QUEM SÃO OS DOIS LÍDERES SINDICAIS
ISABEL CAMARINHA: A sindicalista que nunca trabalhou numa empresa

© Rita Chantre / Global Imagens
A escolha de Isabel Camarinha, em 2020, para suceder a Arménio Carlos na liderança da CGTP-In comportou várias novidades: pela primeira vez a central teria uma mulher à frente; pela primeira não seria alguém proveniente do operariado; e pela primeira vez a escolha recaiu sobre alguém que não integra o Comité Central do PCP.
Camarinha reúne ainda outra característica inovadora: nunca trabalhou em nenhuma empresa. A sua carreira profissional desenvolveu-a dentro de sindicatos: primeiro como funcionária sindical; depois como sindicalista. Aos 59 anos alcançou a liderança da CGTP e nessa altura presidia ao sindicato dos Trabalhadores do Comércio, Escritórios e Serviços de Portugal.
Sindicalista há mais de 30 anos, Isabel Maria Roberto Lopes Perdigão Camarinha integrou as listas de candidatos da CDU a várias eleições, sempre em lugares não elegíveis. Foi 13.ª nas últimas eleições para o Parlamento Europeu e nas últimas legislativas ocupou o oitavo lugar na lista da CDU por Lisboa. A sua ascenção a secretária-geral da CGTP foi acompanhada de uma forte renovação na cúpula da organização. Arménio Carlos deixou a liderança por estar perto da idade da reforma (e regressou à Carris, onde é electricista). Mas pela mesma razão - idade - outros dirigentes passaram à reforma: casos de Ana Avoila (sindicatos da Administração Pública), Carlos Trindade (da tendência socialista) e Deolinda Machado (católicos).
MÁRIO MOURÃO: Novo líder em continuidade absoluta

© PAULO CUNHA/LUSA
Socialista, sindicalista, bancário com origem no BES. Mário Mourão, 64 anos, o novo líder da UGT, eleito no domingo passado, segue ponto por ponto do perfil do seu antecessor, Carlos Silva. Talvez a única diferença substantiva, nos dados curriculares, esteja no facto de Silva ser de Lisboa e Mourão do Porto. E na verdade o novo secretário-geral da central tem um perfil partidário um pouco mais vincado do que o do seu antecessor: Mourão foi de facto deputado eleito pelo PS, na legislatura 2009-2011; Silva foi apenas candidato a deputado, nunca tendo sido eleito. De resto, tanto um como outro foram dirigentes distritais e nacionais do partido.
Atualmente, Mourão também preside à Tendência Sindical Socialista, o que parece ser uma condição prévia indispensável para liderar a UGT. Iniciou a atividade bancária em 1976, ingressando nos quadros do Banco Espírito Santo, e em 1988 começou a dedicar-se ao sindicalismo.
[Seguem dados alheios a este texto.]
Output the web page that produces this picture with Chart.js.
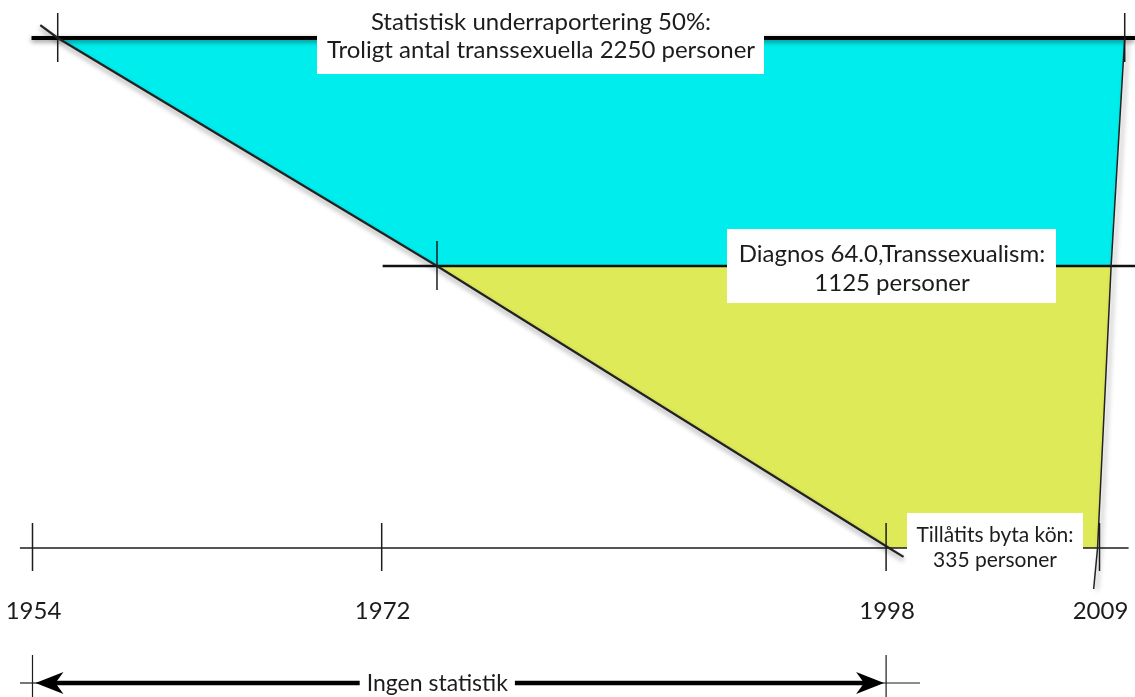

Até ao congresso que o elegeu líder da UGT era seu vice-presidente e membro do Secretariado Nacional. Mourão chegou a ser coordenador de uma das estruturas distritais mais poderosas no PS, a federação do Porto.
É, além do mais, um especialista em questões de Defesa. Na legislatura em que foi deputado, integrou a comissão parlamentar de Defesa. É membro da Associação de Auditores de Defesa Nacional e tem artigos publicados na Revista de Defesa Nacional.